Smart Card Solutions

In a layman's term, a smart card is like your credit card which has a microprocessor chip embedded inside it. This chip stores all the required information which has been programmed on to its memory to carry out predefined tasks. Typically, smart cards are used in our daily lives for various purposes in all industry verticals, such as access to buildings via entry/exit points, in transaction processes at shopping malls and restaurants, for claiming royalty points, in banking applications and electronic payments, at health care centers for storing medical records/personal contact information for use in emergency. And one of the most significant areas of utility being in the telecommunications sector, where they are used as mobile phone SIM cards and also prominently at college/work campus where students and staff can access the library information, cafeteria and other resources easily thereby saving valuable time and energy.
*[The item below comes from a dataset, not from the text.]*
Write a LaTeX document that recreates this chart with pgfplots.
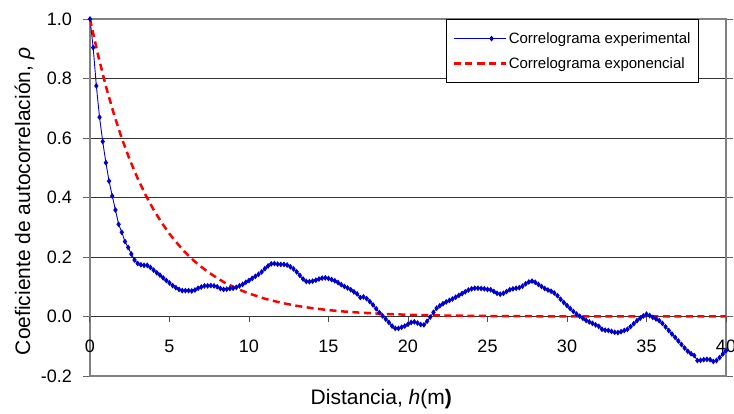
\documentclass[border=0pt]{standalone}
\usepackage{fontspec}
\setmainfont{Liberation Sans}
\usepackage{pgfplots}
\pgfplotsset{compat=1.18}
\definecolor{expblue}{RGB}{0,0,204}
\pgfplotstableread{
x y
0 1.000
0.2 0.904
0.4 0.775
0.6 0.670
0.8 0.588
1.0 0.517
1.2 0.455
1.4 0.405
1.6 0.358
1.8 0.310
2.0 0.283
2.2 0.252
2.4 0.232
2.6 0.210
2.8 0.190
3.0 0.178
3.2 0.174
3.4 0.172
3.6 0.172
3.8 0.165
4.0 0.156
4.2 0.147
4.4 0.139
4.6 0.130
4.8 0.121
5.0 0.113
5.2 0.104
5.4 0.097
5.6 0.091
5.8 0.087
6.0 0.087
6.2 0.087
6.4 0.086
6.6 0.089
6.8 0.095
7.0 0.099
7.2 0.103
7.4 0.103
7.6 0.104
7.8 0.103
8.0 0.100
8.2 0.094
8.4 0.091
8.6 0.092
8.8 0.094
9.0 0.095
9.2 0.098
9.4 0.103
9.6 0.108
9.8 0.115
10.0 0.121
10.2 0.128
10.4 0.135
10.6 0.142
10.8 0.150
11.0 0.161
11.2 0.170
11.4 0.177
11.6 0.178
11.8 0.176
12.0 0.175
12.2 0.175
12.4 0.173
12.6 0.167
12.8 0.160
13.0 0.150
13.2 0.138
13.4 0.126
13.6 0.118
13.8 0.117
14.0 0.119
14.2 0.122
14.4 0.126
14.6 0.129
14.8 0.130
15.0 0.128
15.2 0.124
15.4 0.120
15.6 0.114
15.8 0.107
16.0 0.101
16.2 0.096
16.4 0.090
16.6 0.083
16.8 0.076
17.0 0.064
17.2 0.066
17.4 0.060
17.6 0.050
17.8 0.039
18.0 0.026
18.2 0.013
18.4 0.002
18.6 -0.009
18.8 -0.020
19.0 -0.032
19.2 -0.040
19.4 -0.040
19.6 -0.036
19.8 -0.032
20.0 -0.026
20.2 -0.020
20.4 -0.018
20.6 -0.022
20.8 -0.027
21.0 -0.028
21.2 -0.016
21.4 -0.002
21.6 0.014
21.8 0.028
22.0 0.036
22.2 0.043
22.4 0.049
22.6 0.054
22.8 0.059
23.0 0.065
23.2 0.071
23.4 0.077
23.6 0.083
23.8 0.089
24.0 0.093
24.2 0.095
24.4 0.095
24.6 0.094
24.8 0.093
25.0 0.091
25.2 0.090
25.4 0.084
25.6 0.078
25.8 0.075
26.0 0.078
26.2 0.084
26.4 0.090
26.6 0.093
26.8 0.095
27.0 0.097
27.2 0.102
27.4 0.110
27.6 0.116
27.8 0.119
28.0 0.115
28.2 0.108
28.4 0.101
28.6 0.094
28.8 0.089
29.0 0.085
29.2 0.079
29.4 0.070
29.6 0.058
29.8 0.047
30.0 0.037
30.2 0.027
30.4 0.017
30.6 0.008
30.8 0.001
31.0 -0.006
31.2 -0.013
31.4 -0.018
31.6 -0.023
31.8 -0.028
32.0 -0.033
32.2 -0.043
32.4 -0.046
32.6 -0.047
32.8 -0.050
33.0 -0.053
33.2 -0.054
33.4 -0.051
33.6 -0.047
33.8 -0.043
34.0 -0.034
34.2 -0.024
34.4 -0.014
34.6 -0.006
34.8 0.002
35.0 0.008
35.2 0.003
35.4 -0.003
35.6 -0.008
35.8 -0.014
36.0 -0.023
36.2 -0.035
36.4 -0.047
36.6 -0.059
36.8 -0.070
37.0 -0.082
37.2 -0.094
37.4 -0.106
37.6 -0.117
37.8 -0.125
38.0 -0.131
38.2 -0.148
38.4 -0.147
38.6 -0.145
38.8 -0.144
39.0 -0.145
39.2 -0.151
39.4 -0.148
39.6 -0.138
39.8 -0.126
40.0 -0.115
}\experimental
\pgfplotstableread{
x y
0 1.000
0.5 0.880
1 0.774
1.5 0.681
2 0.599
2.5 0.527
3 0.464
3.5 0.408
4 0.359
4.5 0.316
5 0.278
5.5 0.245
6 0.215
6.5 0.189
7 0.167
7.5 0.147
8 0.129
8.5 0.113
9 0.0999
9.5 0.0879
10 0.0773
11 0.0598
12 0.0463
13 0.0359
14 0.0278
15 0.0215
16 0.0166
17 0.0129
18 0.0100
19 0.0077
20 0.0060
22 0.0036
24 0.0021
26 0.0013
28 0.0008
30 0.0005
35 0.0001
40 0.00004
}\exponencial
\begin{document}
\begin{tikzpicture}
\useasboundingbox (-90pt,-37pt) rectangle (644pt,376pt);
\begin{axis}[
  at={(0pt,0pt)}, anchor=south west,
  scale only axis, width=636pt, height=357pt,
  xmin=0, xmax=40, ymin=-0.2, ymax=1.0,
  xtick=\empty,
  ytick={-0.2,0,0.2,0.4,0.6,0.8,1.0},
  ymajorgrids,
  major grid style={black!80, line width=0.9pt},
  axis line style={black!50, line width=1.3pt},
  tick align=outside, major tick length=6.5pt,
  tick style={black!60, line width=1pt},
  /pgf/number format/assume math mode=true,
  yticklabel style={font=\fontsize{18}{20}\selectfont, xshift=-8pt,
    /pgf/number format/fixed, /pgf/number format/fixed zerofill,
    /pgf/number format/precision=1},
  every axis y label/.style={at={(rel axis cs:-0.0943,0.489)}, anchor=base, rotate=90, font=\fontsize{21}{24}\selectfont},
  every axis x label/.style={at={(rel axis cs:0.458,-0.0793)}, anchor=base, font=\fontsize{21}{24}\selectfont},
  ylabel={Coeficiente de autocorrelación, \textit{ρ}},
  xlabel={Distancia, \textit{h}(m\textbf{)}},
  legend cell align=left,
  legend style={at={(rel axis cs:0.9575,1)}, anchor=north east,
    draw=black, line width=0.8pt, fill=white,
    font=\fontsize{15}{17}\selectfont,
    inner xsep=6pt, inner ysep=11pt, row sep=8.5pt},
  legend image code/.code={%
    \path (-24pt,0pt) -- (0pt,0pt);
    \draw[mark repeat=2,mark phase=2,#1] plot coordinates {(0pt,0pt)(14pt,0pt)(28pt,0pt)};},
]
\addplot[expblue, line width=0.9pt, mark=diamond*, mark size=2.2pt, mark options={solid, fill=expblue}] table[x=x,y=y] {\experimental};
\addlegendentry{Correlograma experimental}
\addplot[red, line width=2.5pt, dash pattern=on 7pt off 4.5pt] table[x=x,y=y] {\exponencial};
\addlegendentry{Correlograma exponencial}
\end{axis}
\begin{axis}[
  at={(0pt,0pt)}, anchor=south west,
  scale only axis, width=636pt, height=357pt,
  xmin=0, xmax=40, ymin=-0.2, ymax=1.0,
  axis x line=middle, axis y line=none,
  x axis line style={-, draw=none},
  xtick={0,5,...,40}, ytick=\empty,
  xtick align=outside, major tick length=5pt,
  tick style={black!70, line width=1pt},
  hide obscured x ticks=false,
  /pgf/number format/assume math mode=true,
  xticklabel style={font=\fontsize{18}{20}\selectfont, yshift=-15pt},
]
\end{axis}
\end{tikzpicture}
\end{document}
A smart card contains more information than a magnetic stripe card and it can be programmed for different applications. Some cards can contain programming and data to support multiple applications and some can be updated to add new applications after they are issued. Smart cards can be designed to be inserted into a slot and read by a special reader or to be read at a distance, such as at a toll booth. Cards can be disposable (as at a trade-show) or reloadable (for most applications).

Smart cards are secure, compact and intelligent data carriers. Smart cards should be regarded as specialized computers capable of processing, storing and safeguarding thousands of bytes of data. Smart cards have electrical contacts and a thin metallic plate just above center line on one side of the card. Beneath this dime-sized plate is an integrated circuit (IC) chip containing a central processing unit (CPU), random access memory (RAM) and non-volatile data storage. Data stored in the smart card's microchip can be accessed only through the chip operating system (COS), providing a high level of data security. This security takes the form of passwords allowing a user to access parts of the IC chip's memory or encryption/decryption measures which translate the bytes stored in memory into useful information.
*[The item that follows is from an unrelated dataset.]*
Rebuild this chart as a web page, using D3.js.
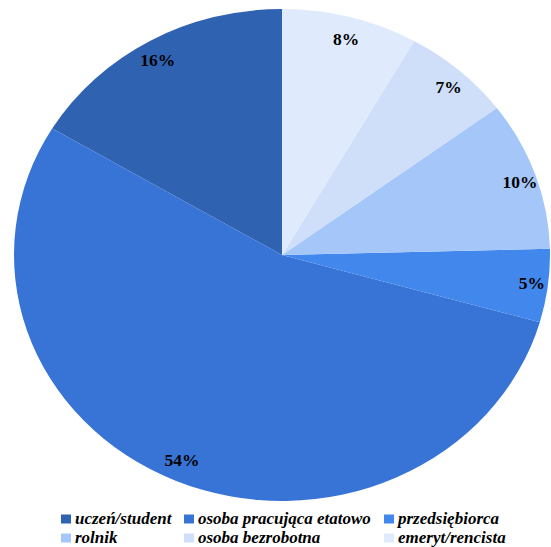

Smart cards typically hold 2,000 to 8,000 electronic bytes of data (the equivalent of several pages of data). Because those bytes can be electronically coded, the effective storage capacity of each card is significantly increased. Magnetic-stripe cards, such as those issued by banks and credit card companies, lack the security of microchips but remain inexpensive due to their status as a single-purpose card. Smart cards can be a carrier of multiple records for multiple purposes. Once those purposes are maximized, the smart card is often viewed as superior and, ultimately, less expensive. The distributed processing possible with smart cards reduces the need for ever-larger mainframe computers and the expense of local and long-distance phone circuits required to maintain an on-line connection to a central computer. Smart cards, unlike magnetic stripe cards, can carry all necessary functions and information on the card. Therefore, they do not require access to remote databases at the time of the transaction. Smart cards are defined by the ISO 7816 standards.

The most common smart card applications are:

Credit cards ?
Electronic cash
Computer security systems
Wireless communication
Loyalty systems, like frequent flyer points
Banking
Satellite TV
Government identification

Today, there are three categories of smart cards, all of which are evolving rapidly into new markets and applications:

Integrated Circuit (IC) Microprocessor Cards. Microprocessor cards (also generally referred to by the industry as "chip cards" or "IC cards") offer greater memory storage and security of data than a traditional mag stripe card. Smart cards that are chip cards or IC cards also can process data on the card. The current generation of chip cards has an eight-bit processor, 16KB read-only memory, and 512 bytes of random-access memory. This gives them the equivalent processing power of the original IBM-XT computer, albeit with slightly less memory capacity. These smart cards are used for a variety applications, especially those that have cryptography built in, which requires manipulation of large numbers. Thus, chip cards have been the main platform for cards that hold a secure digital identity. Some examples of these cards are:

Cards that hold money ("stored value cards")
Card that hold money equivalents (for example, "affinity cards)
Cards that provide secure access to a network
Cards that secure cellular phones from fraud
Cards that allow set-top boxes on televisions to remain secure from piracy

Integrated Circuit (IC) Memory Cards. IC memory cards can hold up to 1-64 KB of data, but have no processor on the card with which to manipulate that data. Thus, they are dependent on the smart card reader (also known as the card-accepting device) for their processing and are suitable for uses where the card performs a fixed operation. Memory cards represent the bulk of smart cards sold last year, primarily for pre-paid, disposable-card applications like pre-paid phone cards. Memory cards are popular high-security alternatives to mag stripe cards.

Optical Memory Cards. Optical memory cards look like a card with a piece of a CD glued on top - which is basically what they are. Optical memory cards can store up to 4 MB of data. But once written, the data can not be changed or removed. Thus, this type of card is ideal for record keeping - for example medical files, driving records, or travel histories. Today, these cards have no processor in them (although this is coming in the near future). While the cards are comparable in price to chip cards, the card readers use non-standard protocols and are expensive.